I need help. I am a new instructor with Med-surg. THis course is not easy--nor are the undergrad students who seem to have it out for me since they did poor on a test. Now I am scared since one of the regulating bodies is coming for our survey and mine will be one of the classes they are sitting in on. I need to find a creative way to teach or keep the students involved in the class (lecture doesn't do it and I am afraid they would try to stump me on purpose. Asking them to do any type of student teach might tick them off even more). Help.
Apr 7, '13
I am a current nursing student and LOVED endocrine. By the time students are in Med Surg, they should already know functions. So pass on that (and verbalize that you know they have already learned about it in A&P and Patho) What helped me the best was hearing about real world experiences. For example, when teaching about Diabetes, turn it into a case study and teach your way through it. Explain about all the labs that are monitored & why, DKA and HHS, regular meds vs emergency meds, all the secondary illnesses caused by diabetes... etc. If you can relate it all into a case study, it would be engaging and easier to remember. The students should have done the required reading ahead of class so you could involve them also.
Med Surg is not an easy class. So I can imagine that it is not an easy class to teach. Hopefully you will find what works for both your students and yourself.
Apr 7, '13
YES! Case studies are the best, especially if they are based on a case you were involved in. Our best teacher (who is an administrator now and only subs) is the best with that. She is funny and relates almost every concept to a real life incident in her history. That really helps us to remember the condition. Also, sometimes she will give us "the bullet" on the patient and then either ask what we would do or give us some options of what we could do (if it is a condition we aren't familiar with yet). We use our patho, pharm and nursing process knowledge to learn to think through the question and pick the best course of action.
Really, I find that so much more valuable because you are memorizing something static, you are learning to use your reasoning skills to find the best path forward.
Apr 21, '13
Have you tried something like a "WANTED" poster in class?

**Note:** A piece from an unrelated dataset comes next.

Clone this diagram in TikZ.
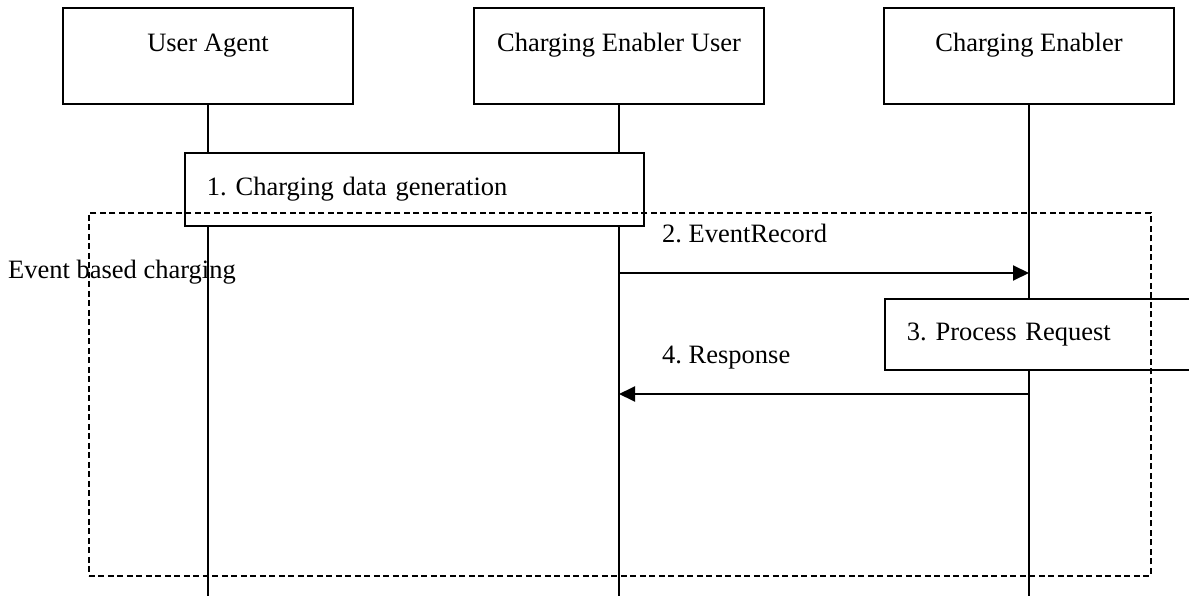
\documentclass[tikz,border=0pt]{standalone}
\usepackage{fontspec}
\setmainfont{Liberation Serif}
\usetikzlibrary{arrows.meta}
\begin{document}
\frenchspacing
\begin{tikzpicture}[x=1pt,y=-1pt,
  every node/.style={font=\fontsize{26.5}{30}\selectfont},
  actor/.style={draw, line width=1.9pt, fill=white, minimum width=290pt, inner xsep=0pt, inner ysep=0pt, text height=44pt, text depth=52pt, anchor=base},
  actbox/.style={draw, line width=1.9pt, fill=white, inner xsep=22pt, inner ysep=0pt, align=left, anchor=north west},
  lifeline/.style={line width=1.6pt},
  msg/.style={line width=1.9pt, -{Triangle[length=16pt,width=15pt]}},
  frame/.style={draw, line width=1.8pt, dash pattern=on 6pt off 3.5pt},
  lbl/.style={anchor=base west, inner sep=0pt}
]
\useasboundingbox (0,0) rectangle (1189,596);
\clip (0,0) rectangle (1189,596);
% actors
\node[actor] (ua) at (208,52) {User Agent};
\node[actor] (ceu) at (619,52) {Charging Enabler User};
\node[actor] (ce) at (1029,52) {Charging Enabler};
% lifeline ends
\coordinate (uaend) at (208,600);
\coordinate (ceuend) at (619,600);
\coordinate (ceend) at (1029,600);
\draw[lifeline] (ua.south) -- (uaend);
\draw[lifeline] (ceu.south) -- (ceuend);
\draw[lifeline] (ce.south) -- (ceend);
% activation boxes
\node[actbox, text width=415pt, text height=43pt, text depth=30pt] (gen) at (184,152) {1. Charging data generation};
\node[actbox, text width=300pt, text height=42pt, text depth=29pt] (proc) at (884,298) {3. Process Request};
% messages
\coordinate (m2s) at (619,273);
\coordinate (m2e) at (1029,273);
\coordinate (m4s) at (1029,394);
\coordinate (m4e) at (619,394);
\draw[msg] (m2s) -- (m2e);
\draw[msg] (m4s) -- (m4e);
\node[lbl] (l2) at (662,243) {2. EventRecord};
\node[lbl] (l4) at (662,363) {4. Response};
% frame
\node[frame, minimum width=1062pt, minimum height=363pt, inner sep=0pt, anchor=north west] (fr) at (88,212) {};
\node[lbl] (frl) at (8,278) {Event based charging};
\end{tikzpicture}
\end{document}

I had my students make a poster for "Cushy Sam" (for cushings) ---they sort of looked like concept maps, but the students had a blast making them. You make the poster like the old "WANTED" posters that used to be in the post office.
Apr 28, '13
Maybe a case study like someone suggested with rotations or a presentation on one case study. Students could create their own nclex questions for the class over their study. Students would be applying critical thinking skills while challenging their peers.